- The Nifty 50 is a stock market index in India.
- It represents the performance of the top 50 companies listed on the NSE.
- The Nifty 50 is a key benchmark for assessing the Indian stock market.
Understanding the Nifty 50
The Nifty 50 is a collection of the top 50 companies listed on the National Stock Exchange of India. These companies are selected based on their market capitalization and trading volumes, which are indicators of their overall size and liquidity. The Nifty 50 aims to provide a representation of the broader market by including companies from various sectors such as banking, information technology, consumer goods, and energy.
The index is calculated using a weighted average methodology, where each company's weightage is based on its market capitalization. This means that larger companies have a greater influence on the index's movement. As the Nifty 50 is composed of diverse companies, its performance reflects the overall market sentiment and trends.

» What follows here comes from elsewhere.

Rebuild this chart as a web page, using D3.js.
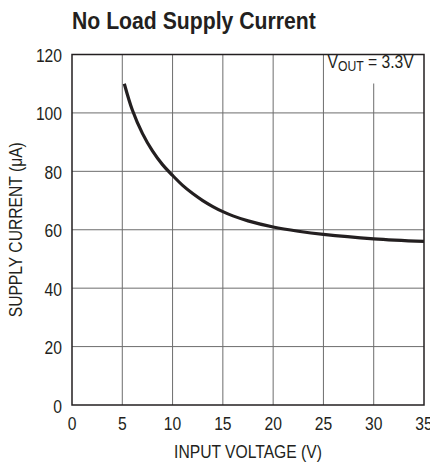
<!DOCTYPE html>
<html>
<head>
<meta charset="utf-8">
<script src="https://cdn.jsdelivr.net/npm/d3@7.9.0/dist/d3.min.js"></script>
<style>
  body { margin: 0; background: #fff; }
  svg { display: block; font-family: "Liberation Sans", Arial, sans-serif; }
</style>
</head>
<body>
<svg id="chart" width="430" height="464"></svg>
<script>
const inputVoltage = [5.2, 6, 7, 8, 9, 10, 11, 12, 13, 14, 15, 16, 17.5, 20, 22.5, 25, 30, 35];
const supplyCurrent = [110, 101, 93, 87, 82.3, 78.6, 75.2, 72.4, 70, 67.95, 66.2, 64.75, 63.05, 60.95, 59.5, 58.4, 56.9, 56];
const xTicks = [0, 5, 10, 15, 20, 25, 30, 35];
const yTicks = [0, 20, 40, 60, 80, 100, 120];

const svg = d3.select('#chart');
const plotL = 72, plotR = 424, plotT = 54.5, plotB = 405;
const ink = '#231f20';
const squeeze = 0.87; // condensed look

const x = d3.scaleLinear().domain([0, 35]).range([plotL, plotR]);
const y = d3.scaleLinear().domain([0, 120]).range([plotB, plotT]);

// condensed text helper
function label(parent, tx, ty, str, opts = {}) {
  const g = parent.append('g')
    .attr('transform', `translate(${tx},${ty})${opts.rotate ? ' rotate(-90)' : ''} scale(${opts.s || squeeze},1)`);
  return g.append('text')
    .attr('text-anchor', opts.anchor || 'middle')
    .attr('font-size', opts.size || 18)
    .attr('font-weight', opts.weight || 'normal')
    .attr('fill', ink)
    .text(str);
}

// grid
svg.append('g').selectAll('line').data(xTicks.slice(1, -1)).join('line')
  .attr('x1', d => x(d)).attr('x2', d => x(d))
  .attr('y1', plotT).attr('y2', plotB)
  .attr('stroke', '#6d6d6d').attr('stroke-width', 1);
svg.append('g').selectAll('line').data(yTicks.slice(1, -1)).join('line')
  .attr('x1', plotL).attr('x2', plotR)
  .attr('y1', d => y(d)).attr('y2', d => y(d))
  .attr('stroke', '#6d6d6d').attr('stroke-width', 1);

// white box behind the label
svg.append('rect')
  .attr('x', 325).attr('y', plotT).attr('width', plotR - 325).attr('height', 29)
  .attr('fill', '#fff');

// frame
svg.append('rect')
  .attr('x', plotL).attr('y', plotT).attr('width', plotR - plotL).attr('height', plotB - plotT)
  .attr('fill', 'none').attr('stroke', ink).attr('stroke-width', 1.5);

// curve
const pts = inputVoltage.map((v, i) => [v, supplyCurrent[i]]);
svg.append('path')
  .datum(pts)
  .attr('d', d3.line().x(d => x(d[0])).y(d => y(d[1])).curve(d3.curveCatmullRom.alpha(0.5)))
  .attr('fill', 'none').attr('stroke', ink).attr('stroke-width', 3.2);

// tick labels
xTicks.forEach(d => label(svg, x(d), 430, d));
yTicks.forEach(d => label(svg, 62, y(d) + 7.5, d, { anchor: 'end' }));

// axis titles
label(svg, (plotL + plotR) / 2, 458, 'INPUT VOLTAGE (V)');
label(svg, 22, (plotT + plotB) / 2, 'SUPPLY CURRENT (\u03bcA)', { rotate: true });

// title
label(svg, 72, 29, 'No Load Supply Current', { anchor: 'start', size: 24, weight: 'bold', s: 0.884 });

// V_OUT label
const lab = label(svg, 327.5, 68, 'V', { anchor: 'start' });
lab.append('tspan').attr('font-size', 14).attr('dy', 3).text('OUT');
lab.append('tspan').attr('dy', -3).text(' = 3.3V');
</script>
</body>
</html>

The Nifty 50 in the real world
Let's say the Nifty 50 is currently at 15,000 points. This means that the combined value of the top 50 companies in the index suggests positive investor sentiment and overall market strength. If the Nifty 50 rises to 16,000 points, it indicates that the stock prices of the constituent companies have increased on average, suggesting a bullish market trend. Conversely, if the index falls to 14,000 points, it implies a decline in the stock prices of the constituent companies, indicating a bearish market trend.
Importance of the Nifty 50
1. Market assessment: The Nifty 50 serves as a benchmark for assessing the performance of the Indian stock market. Investors use it to evaluate the market's overall health, identify trends, and compare the performance of their own investments against the index.
2. Investment evaluation: The Nifty 50 helps investors evaluate investment opportunities. By tracking the index's movement and analyzing the performance of individual companies within the index, investors can make more informed decisions about buying or selling stocks.
3. Portfolio management: The Nifty 50 can guide portfolio management strategies. Investors can use it as a reference point for diversifying their investments across different sectors and companies represented in the index. They can also use the index's performance as a benchmark to measure their own portfolio's performance.
Final thoughts on the Nifty 50
The Nifty 50 is a stock market index that represents the top 50 companies listed on the National Stock Exchange of India. It serves as a benchmark for assessing the overall market performance and is widely used by investors to evaluate investment opportunities and make informed decisions. Understanding the Nifty 50 helps investors gauge market trends, assess the health of the Indian stock market, and manage their investment portfolios effectively. By keeping an eye on the Nifty 50, investors can stay informed about the broader market and make better financial choices.